Hitler depicted as a baby on the cover of the Finnish
satirical magazine Garm

Tove's father was a sculptor, who was constantly putting Tove down, and who was all his life dismissive of his daughter's work. 



It was Tove's well-to-do lovers that saw her genius, and encouraged her to develop her skills as a story-teller and cartoonist: firstly a married man, the progressive Swedish MP, Atos Wirtanen, and then the married female theatrical director, Vivica Bandler.

Tonight we see Tove getting to know Atos better as they undress together: in a sauna. Well, where else, if you're in Finland haha!

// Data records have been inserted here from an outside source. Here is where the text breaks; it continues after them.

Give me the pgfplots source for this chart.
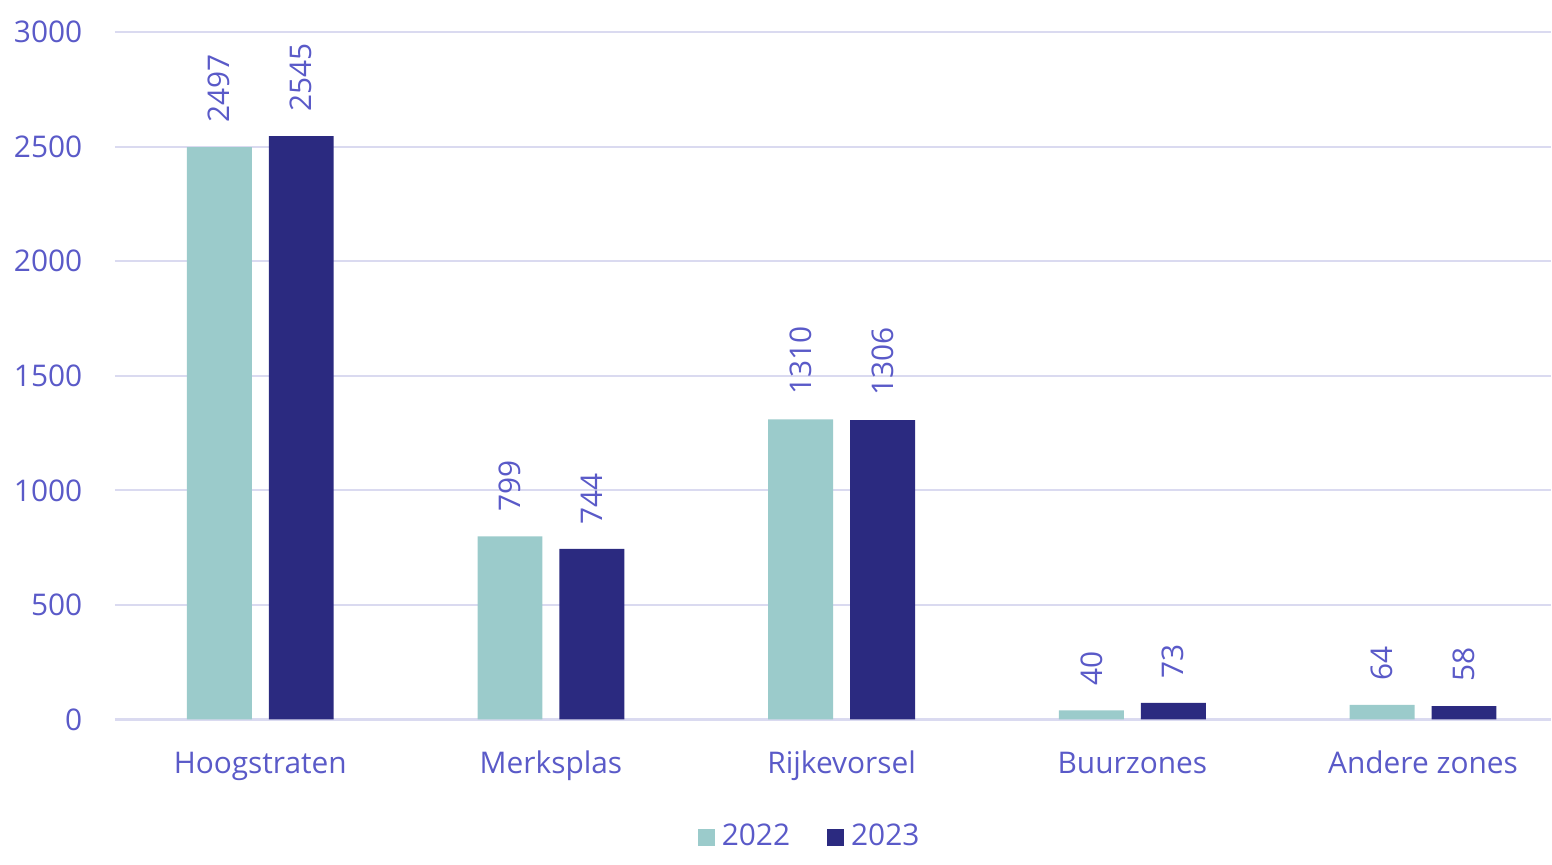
\documentclass[border=0pt]{standalone}
\usepackage{fontspec}
\setmainfont{Open Sans}
\usepackage{pgfplots}
\pgfplotsset{compat=1.18}

\definecolor{teal22}{RGB}{155,203,203}
\definecolor{navy23}{RGB}{43,42,128}
\definecolor{txt}{RGB}{90,90,200}
\definecolor{gridc}{RGB}{218,218,240}

\begin{document}
\begin{tikzpicture}[font=\fontsize{8.5}{10}\selectfont]
\path (-1.15cm,-1.3cm) rectangle (14.37cm,7.2cm);
\begin{axis}[
    at={(0,0)}, anchor=south west,
    scale only axis,
    width=14.37cm, height=6.88cm,
    ybar, bar width=6.5mm, ybar=1.7mm,
    xmin=-0.5, xmax=4.44,
    ymin=0, ymax=3000,
    xtick=data,
    xticklabels={Hoogstraten, Merksplas, Rijkevorsel, Buurzones, Andere zones},
    ytick={0,500,...,3000},
    ymajorgrids,
    grid style={gridc, line width=0.6pt},
    axis line style={draw=none},
    tick style={draw=none},
    /pgf/number format/assume math mode=true,
    /pgf/number format/1000 sep={},
    scaled y ticks=false,
    yticklabel style={txt, anchor=east, inner sep=0pt, xshift=-3.2mm},
    xticklabel style={txt, anchor=base, inner sep=0pt, yshift=-3.9mm},
    nodes near coords,
    every node near coord/.append style={txt, rotate=90, anchor=west, inner sep=2.4mm},
    clip=false,
    legend style={at={(0.4855,-0.1715)}, anchor=center, draw=none, fill=none,
        legend columns=2, text=txt,
        /tikz/every even column/.append style={column sep=3mm}},
    legend image code/.code={\fill[#1] (0,-0.85mm) rectangle (1.7mm,0.85mm);},
]
\addplot[fill=teal22, draw=none] coordinates {(0,2497) (1,799) (2,1310) (3,40) (4,64)};
\addplot[fill=navy23, draw=none] coordinates {(0,2545) (1,744) (2,1306) (3,73) (4,58)};
\legend{2022, 2023}
\end{axis}
\end{tikzpicture}
\end{document}
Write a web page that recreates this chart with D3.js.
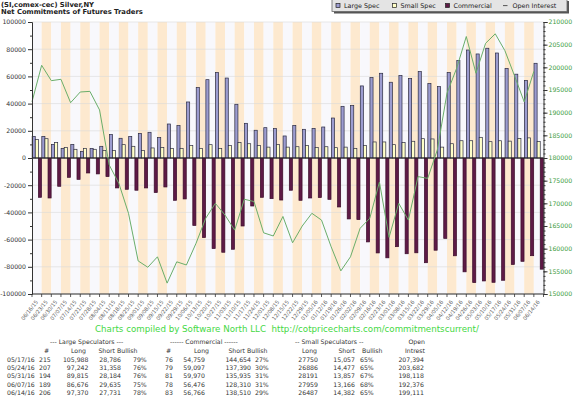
<!DOCTYPE html>
<html>
<head>
<meta charset="utf-8">
<script src="https://cdn.jsdelivr.net/npm/d3@7"></script>
<style>
  body { margin: 0; background: #fff; }
  svg { display: block; }
  text { font-family: "DejaVu Sans", Verdana, sans-serif; }
</style>
</head>
<body>
<svg id="chart" width="576" height="397"></svg>
<script>
// weekly report dates
const dates = ["06/16/15","06/23/15","06/30/15","07/07/15","07/14/15","07/21/15","07/28/15","08/04/15","08/11/15",
  "08/18/15","08/25/15","09/01/15","09/08/15","09/15/15","09/22/15","09/29/15","10/06/15","10/13/15","10/20/15",
  "10/27/15","11/03/15","11/10/15","11/17/15","11/24/15","12/01/15","12/08/15","12/15/15","12/22/15","12/29/15",
  "01/05/16","01/12/16","01/19/16","01/26/16","02/02/16","02/09/16","02/16/16","02/23/16","03/01/16","03/08/16",
  "03/15/16","03/22/16","03/29/16","04/05/16","04/12/16","04/19/16","04/26/16","05/03/16","05/10/16","05/17/16",
  "05/24/16","05/31/16","06/07/16","06/14/16"];

const largeSpec = [15900,15900,10000,7100,10000,4900,7100,8600,17200,14500,15900,18100,18900,15000,25000,23800,
  41200,51800,57600,62800,58800,39500,25500,20400,22300,21600,16200,24000,21100,21800,22800,29400,38000,38500,
  53000,59100,62300,55700,60600,58400,63500,54700,52500,62800,71800,79400,76500,80700,77202,65884,61631,57041,69639];

const smallSpec = [13500,14200,11300,7800,6400,7100,6400,5600,5600,9800,8600,5600,7400,7800,7100,7100,9100,7100,
  9800,7100,9100,11300,10500,9300,8000,9800,8000,8300,9300,7800,8300,7600,8000,7100,9300,11800,11800,9800,11300,
  12300,14200,14000,8000,10500,12700,12700,15200,12000,12693,12409,14334,14793,12105];

const commercial = [-28900,-29400,-20800,-14200,-15700,-11000,-11700,-13700,-22000,-23000,-23700,-22000,-25400,
  -21300,-31100,-30100,-49600,-58500,-66600,-69300,-67100,-50000,-35300,-28900,-29900,-30900,-23700,-31100,-29400,
  -29100,-30400,-36000,-44800,-45300,-61700,-69800,-73400,-65200,-70400,-69700,-77000,-67800,-59100,-71900,-83700,
  -91600,-90400,-91400,-89895,-78293,-75965,-71834,-81744];

const openInterest = [192400,200450,197060,197360,192200,194560,194700,190600,178460,174400,167800,157300,155900,
  158200,152400,157100,156400,161200,166700,170000,167400,164100,170900,170400,163500,162800,167100,161300,165000,
  167800,166300,160400,155100,158200,164500,166700,174700,162500,170000,166300,175900,175500,181800,194300,199800,
  206800,198700,205300,207394,203682,198118,192376,199111];

const leftTicks = d3.range(-100000, 100001, 20000);
const rightTicks = d3.range(150000, 210001, 5000);

// table below the chart
const tblDates = ["05/17/16","05/24/16","05/31/16","06/07/16","06/14/16"];
const lsCount = [215,207,194,189,206];
const lsLong = ["105,988","97,242","89,815","86,676","97,370"];
const lsShort = ["28,786","31,358","28,184","29,635","27,731"];
const lsBull = ["79%","76%","76%","75%","78%"];
const cmCount = [76,79,81,78,83];
const cmLong = ["54,759","59,097","59,970","56,476","56,766"];
const cmShort = ["144,654","137,390","135,935","128,310","138,510"];
const cmBull = ["27%","30%","31%","31%","29%"];
const ssLong = ["27750","26886","28191","27959","26487"];
const ssShort = ["15,057","14,477","13,857","13,166","14,382"];
const ssBull = ["65%","65%","67%","68%","65%"];
const oiTotal = ["207,394","203,682","198,118","192,376","199,111"];

const colors = {
  large: "#9c9cd0",
  small: "#ffffc8",
  comm: "#5e1a46",
  line: "#6aae6a",
  stripe: "#fde9cf",
  plain: "#f8f8fc",
  rightText: "#3a9a3a",
  credit: "#44d844",
};

const svg = d3.select("#chart");
const pL = 32, pR = 543.5, pT = 22, pB = 294;

const x = d3.scaleBand().domain(d3.range(dates.length)).range([pL, pR]);
const sub = d3.scaleBand().domain(["L", "S", "C"]).range([0, x.bandwidth()]).paddingOuter(0.05);
const yL = d3.scaleLinear().domain([-100000, 100000]).range([pB, pT]);
const yR = d3.scaleLinear().domain([150000, 210000]).range([pB, pT]);

svg.append("rect").attr("width", 576).attr("height", 397).attr("fill", "#fff");

// titles
svg.append("text").attr("x", 1).attr("y", 6.5).attr("font-size", 6.8).attr("font-weight", "bold")
  .attr("fill", "#222").text("(SI,comex-cec) Silver,NY");
svg.append("text").attr("x", 1).attr("y", 14).attr("font-size", 6.8).attr("font-weight", "bold")
  .attr("fill", "#222").text("Net Commitments of Futures Traders");

// stripes
svg.append("g").selectAll("rect").data(dates).join("rect")
  .attr("x", (d, i) => x(i)).attr("y", pT)
  .attr("width", x.bandwidth()).attr("height", pB - pT)
  .attr("fill", (d, i) => i % 2 ? colors.stripe : colors.plain);

// grid
svg.append("g").selectAll("line").data(leftTicks).join("line")
  .attr("x1", pL).attr("x2", pR)
  .attr("y1", d => yL(d)).attr("y2", d => yL(d))
  .attr("stroke", "#d8d8d8").attr("stroke-width", 0.6);

// bars
const bars = svg.append("g");
const series = [
  { key: "L", values: largeSpec, fill: colors.large },
  { key: "S", values: smallSpec, fill: colors.small },
  { key: "C", values: commercial, fill: colors.comm },
];
series.forEach(s => {
  bars.append("g").selectAll("rect").data(s.values).join("rect")
    .attr("x", (d, i) => x(i) + sub(s.key))
    .attr("width", sub.bandwidth())
    .attr("y", d => yL(Math.max(0, d)))
    .attr("height", d => Math.abs(yL(d) - yL(0)))
    .attr("fill", s.fill)
    .attr("stroke", s.key === "C" ? "#3a0c2a" : "#2a2a40")
    .attr("stroke-width", 0.7);
});

// zero line
svg.append("line").attr("x1", pL).attr("x2", pR)
  .attr("y1", yL(0)).attr("y2", yL(0)).attr("stroke", "#222").attr("stroke-width", 1);

// open interest line, drawn at the start of each week slot
const line = d3.line().x((d, i) => x(i)).y(d => yR(d));
svg.append("path").datum(openInterest).attr("d", line)
  .attr("fill", "none").attr("stroke", colors.line).attr("stroke-width", 1);

// left axis
const gL = svg.append("g").attr("transform", `translate(${pL},0)`)
  .call(d3.axisLeft(yL).tickValues(leftTicks).tickSize(4).tickPadding(2).tickFormat(d => String(d)));
svg.append("g").attr("transform", `translate(${pL},0)`)
  .call(d3.axisLeft(yL).tickValues(d3.range(-90000, 100000, 20000)).tickSize(2).tickFormat(""))
  .call(g => g.select(".domain").remove())
  .selectAll("line").attr("stroke", "#333");
gL.selectAll("text").attr("font-size", 6.2).attr("fill", "#333").attr("font-family", "DejaVu Sans, sans-serif");

// right axis
const gR = svg.append("g").attr("transform", `translate(${pR},0)`)
  .call(d3.axisRight(yR).tickValues(rightTicks).tickSize(4).tickPadding(1).tickFormat(d => String(d)));
svg.append("g").attr("transform", `translate(${pR},0)`)
  .call(d3.axisRight(yR).tickValues(d3.range(150000, 210001, 1000)).tickSize(2).tickFormat(""))
  .call(g => g.select(".domain").remove())
  .selectAll("line").attr("stroke", "#333");
gR.selectAll("text").attr("font-size", 6.2).attr("fill", colors.rightText).attr("font-family", "DejaVu Sans, sans-serif");
[gL, gR].forEach(g => g.selectAll("line, path").attr("stroke", "#333"));

// bottom ticks and rotated date labels
svg.append("line").attr("x1", pL).attr("x2", pR).attr("y1", pB).attr("y2", pB).attr("stroke", "#333");
svg.append("g").selectAll("line").data(d3.range(dates.length + 1)).join("line")
  .attr("x1", i => i < dates.length ? x(i) : pR).attr("x2", i => i < dates.length ? x(i) : pR)
  .attr("y1", pB).attr("y2", pB + 3).attr("stroke", "#333").attr("stroke-width", 0.8);
svg.append("g").selectAll("text").data(dates).join("text")
  .attr("transform", (d, i) => `translate(${x(i) + x.bandwidth() / 2 + 1.5},${pB + 8}) rotate(-52)`)
  .attr("text-anchor", "end").attr("font-size", 5.3).attr("fill", "#555").text(d => d);

// legend
const lg = svg.append("g");
lg.append("rect").attr("x", 334).attr("y", 1).attr("width", 235).attr("height", 12.5).attr("fill", "#555");
lg.append("rect").attr("x", 332).attr("y", -1).attr("width", 235).attr("height", 12.5)
  .attr("fill", "#e4e4e4").attr("stroke", "#666").attr("stroke-width", 0.8);
const legendItems = [
  { label: "Large Spec", fill: colors.large, x: 336 },
  { label: "Small Spec", fill: colors.small, x: 392.5 },
  { label: "Commercial", fill: colors.comm, x: 445.5 },
];
legendItems.forEach(it => {
  lg.append("rect").attr("x", it.x).attr("y", 3.5).attr("width", 4).attr("height", 4)
    .attr("fill", it.fill).attr("stroke", "#222").attr("stroke-width", 0.7);
  lg.append("text").attr("x", it.x + 8).attr("y", 8.3).attr("font-size", 6.4)
    .attr("font-family", "DejaVu Sans Mono, monospace").attr("fill", "#222").text(it.label);
});
lg.append("line").attr("x1", 503).attr("x2", 507.5).attr("y1", 5.6).attr("y2", 5.6).attr("stroke", "#555").attr("stroke-width", 1);
lg.append("text").attr("x", 512.5).attr("y", 8.3).attr("font-size", 6.4)
  .attr("font-family", "DejaVu Sans Mono, monospace").attr("fill", "#222").text("Open Interest");

// credit line
svg.append("text").attr("x", 95).attr("y", 331.5).attr("font-size", 8.7).attr("fill", colors.credit)
  .style("white-space", "pre")
  .text("Charts compiled by Software North LLC  http://cotpricecharts.com/commitmentscurrent/");

// table
const tb = svg.append("g").attr("font-size", 6.2).attr("fill", "#333");
const put = (t, xx, yy, anchor) => tb.append("text").attr("x", xx).attr("y", yy)
  .attr("text-anchor", anchor || "start").style("white-space", "pre").text(t);
put("--- Large Speculators ---", 50, 344);
put("------ Commercial ------", 170, 344);
put("-- Small Speculators --", 295, 344);
put("Open", 425, 344, "end");
put("#", 44, 352.5); put("Long", 86, 352.5, "end"); put("Short", 115, 352.5, "end"); put("Bullish", 117, 352.5);
put("#", 166, 352.5); put("Long", 209, 352.5, "end"); put("Short", 245, 352.5, "end"); put("Bullish", 247, 352.5);
put("Long", 317, 352.5, "end"); put("Short", 355, 352.5, "end"); put("Bullish", 362, 352.5);
put("Intrest", 425, 352.5, "end");
tblDates.forEach((d, i) => {
  const yy = 361.5 + i * 8.4;
  put(d, 7, yy);
  put(String(lsCount[i]), 39, yy);
  put(lsLong[i], 88.5, yy, "end");
  put(lsShort[i], 121, yy, "end");
  put(lsBull[i], 133, yy);
  put(String(cmCount[i]), 165, yy);
  put(cmLong[i], 205, yy, "end");
  put(cmShort[i], 251, yy, "end");
  put(cmBull[i], 255, yy);
  put(ssLong[i], 318, yy, "end");
  put(ssShort[i], 355, yy, "end");
  put(ssBull[i], 360, yy);
  put(oiTotal[i], 424, yy, "end");
});
</script>
</body>
</html>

Later we see her telling one of her weird stories to her married female lover, Vivica, as they lie in bed in the morning, in Vivica's palatial mansion:






But the clock's ticking towards 10 o'clock now, and it's time for Lois and me to be in bed. As we switch off the TV, Vivica has just told Tove she's going to spend some time in Paris - she can't bear to be away from Paris for too long, apparently. But she invites Tove to join her there, so that'll be nice! But we'll see the rest of the film another time.

What a crazy world we live in !!!!!! [Oh just go to bed! - Ed]

22:00 We go to bed - zzzzzzzzzz!!!!!!!!!